Mahmoud Alhaisan, correspondent for RASD TV, a local TV station in Western Sahara, received threats from the police, which became a reality when he was arrested without warning by plain clothes police officers in the streets of El Aiun whilst on his way home. A few days ealier Mahmoud Alhaisan had produced a report about the excessive use of force by Moroccan police against Saharawi demonstrators. He is now accused of various crimes.
The arbitrary detention and threats that Mahmoud Alhaisan suffered are a clear example of the Moroccan state’s repressive regime against Saharawi journalists working in the Occupied Territories.
On another occasion, on 6th August 2014, Morocco expelled three Basque journalists – Chie Ruiz Dearcote, Mailin Sais Dearcote and Saul Jimenez Perez – who were conducting an observation visit to Smara. According to Adala UK members based in Smara, the three journalists were on their way from Smara to El Aiun when they were intercepted by Moroccan police and expelled to the Moroccan city of Agadir. During their stay in Smara, the journalists had confirmed the rejection of Moroccan rule by the Saharawi population. They had also interviewed a member of Adala UK and other human rights activists about the situation of the city and the repressive methods employed by the Moroccan occupation against peaceful demonstrators who are demanding the Saharawi people’s right to self-determination.
Freedom of expression is guaranteed for citizens whenever this is in agreement with the Moroccan state’s policies in Western Sahara.This is why private ownership of mass media outlets prohibited.

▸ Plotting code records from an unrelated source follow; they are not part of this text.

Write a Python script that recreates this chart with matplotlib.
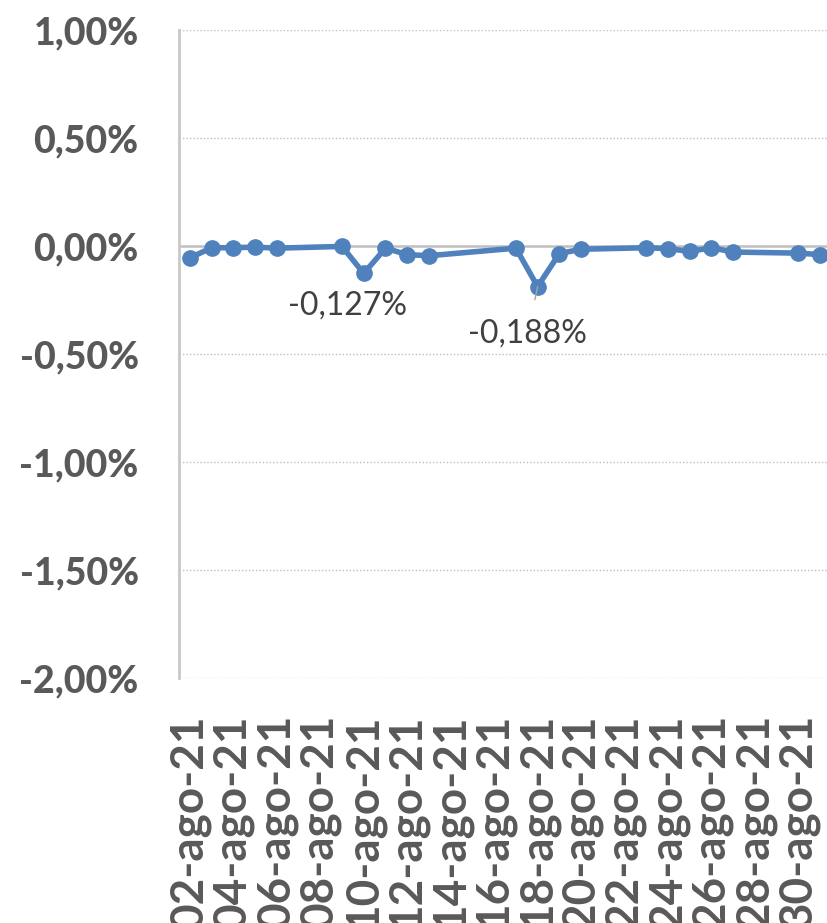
import datetime as dt

import matplotlib
matplotlib.use("Agg")
import matplotlib.pyplot as plt
import matplotlib.dates as mdates
from matplotlib.ticker import FixedLocator, FuncFormatter

# daily variation, % (trading days of August 2021)
dates = [dt.date(2021, 8, d) for d in
         [2, 3, 4, 5, 6, 9, 10, 11, 12, 13, 17, 18, 19, 20, 23, 24, 25, 26, 27, 30, 31]]
values = [-0.055, -0.008, -0.008, -0.005, -0.010, -0.002, -0.127, -0.010, -0.040, -0.045,
          -0.010, -0.188, -0.035, -0.015, -0.008, -0.012, -0.025, -0.008, -0.028, -0.033, -0.040]

tick_dates = [dt.date(2021, 8, d) for d in range(2, 31, 2)]
tick_labels = [f"{d.day:02d}-ago-21" for d in tick_dates]
y_ticks = [1.0, 0.5, 0.0, -0.5, -1.0, -1.5, -2.0]

# labelled points: (index, text)
labelled = [(6, "-0,127%"), (11, "-0,188%")]

LINE = "#4F81BD"
GREY = "#595959"
GRID = "#BFBFBF"

plt.rcParams["font.family"] = ["Lato", "DejaVu Sans"]

fig = plt.figure(figsize=(8.27, 9.23), dpi=100)
ax = fig.add_axes([179 / 827, 1 - 678 / 923, 652 / 827, 648 / 923])

xs = mdates.date2num(dates)
ax.plot(xs, values, color=LINE, lw=4, marker="o", ms=11,
        solid_joinstyle="round", solid_capstyle="round", zorder=3)

ax.set_ylim(-2.0, 1.0)
ax.set_xlim(mdates.date2num(dt.date(2021, 8, 2)) - 0.5,
            mdates.date2num(dt.date(2021, 8, 31)) + 0.5)

ax.yaxis.set_major_locator(FixedLocator(y_ticks))
ax.yaxis.set_major_formatter(FuncFormatter(lambda v, p: f"{v:.2f}%".replace(".", ",")))
ax.set_xticks(mdates.date2num(tick_dates))
ax.set_xticklabels(tick_labels, rotation=90, va="top", ha="center")

for lab in ax.get_yticklabels():
    lab.set_fontweight("black")
for lab in ax.get_xticklabels():
    lab.set_fontweight("bold")

ax.tick_params(axis="y", length=0, pad=29, labelsize=27, labelcolor=GREY)
ax.tick_params(axis="x", length=0, pad=26, labelsize=33, labelcolor=GREY)

# dotted gridlines, solid zero line
for yv in y_ticks:
    if yv != 0:
        ax.axhline(yv, color=GRID, lw=1.0, ls=(0, (1, 1.5)), zorder=1)
ax.axhline(0, color=GRID, lw=1.8, zorder=2)

for s in ["top", "right", "bottom"]:
    ax.spines[s].set_visible(False)
ax.spines["left"].set_color("#C8C8C8")
ax.spines["left"].set_linewidth(2)

# data labels
ax.annotate(labelled[0][1], (xs[labelled[0][0]], values[labelled[0][0]]),
            xytext=(-11.5, -23), textcoords="offset points",
            ha="center", va="center", fontsize=23, color="#404040")
ax.annotate(labelled[1][1], (xs[labelled[1][0]], values[labelled[1][0]]),
            xytext=(-7, -34), textcoords="offset points",
            ha="center", va="center", fontsize=23, color="#404040",
            arrowprops=dict(arrowstyle="-", color="#A6A6A6", lw=1,
                            shrinkA=12, shrinkB=0))

fig.savefig("out.png", dpi=100)
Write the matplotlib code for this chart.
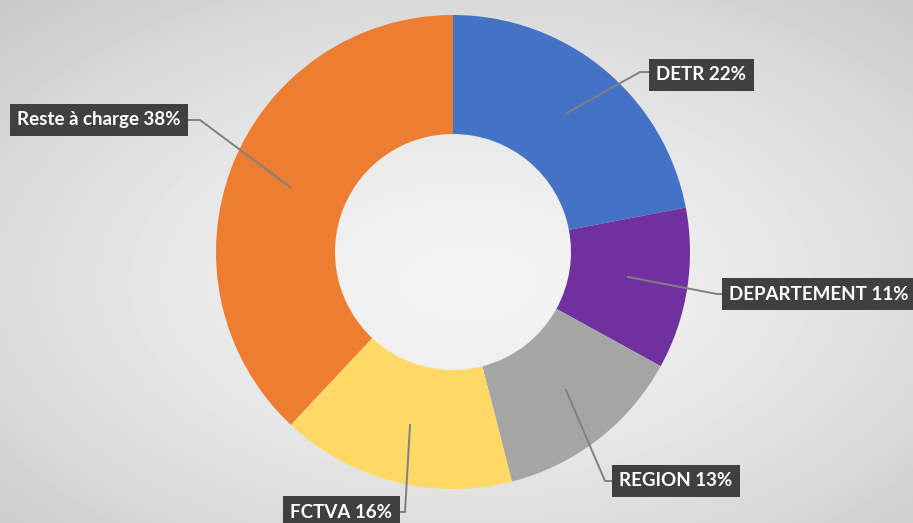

According to an independent blogger who wanted to remain anonymous, ‘The press, radio, TV and other mass media are owned by the Moroccan regime and can under no circumstances be privately owned, which ensures their exclusive use to promote the interests of the Moroccan state.’
‘The restrictions of the Moroccan state imposed on Mass media in Western Sahara are clearly designed to prevent journalists from exercising their right to freedom of expression, including their ability to research, receive and provide information about human rights abuses committed by the Moroccan state in Western Sahara.’
‘Instead of being recognized for exercising their fundamental role of providing civil society with information, journalists and other individuals who dare report on the reality of life in the Occupied Territories and on human rights violations, are discredited.’
Adala UK demands urgent action on the issue of freedom of press and denounces the Moroccan government’s for only allowing journalists in favour of the regime’s official line to freely practice their profession whilst independent or foreign journalists are often denied access to the Occupied Territories and Saharawi journalists are subject to threats and arbitrary arrests.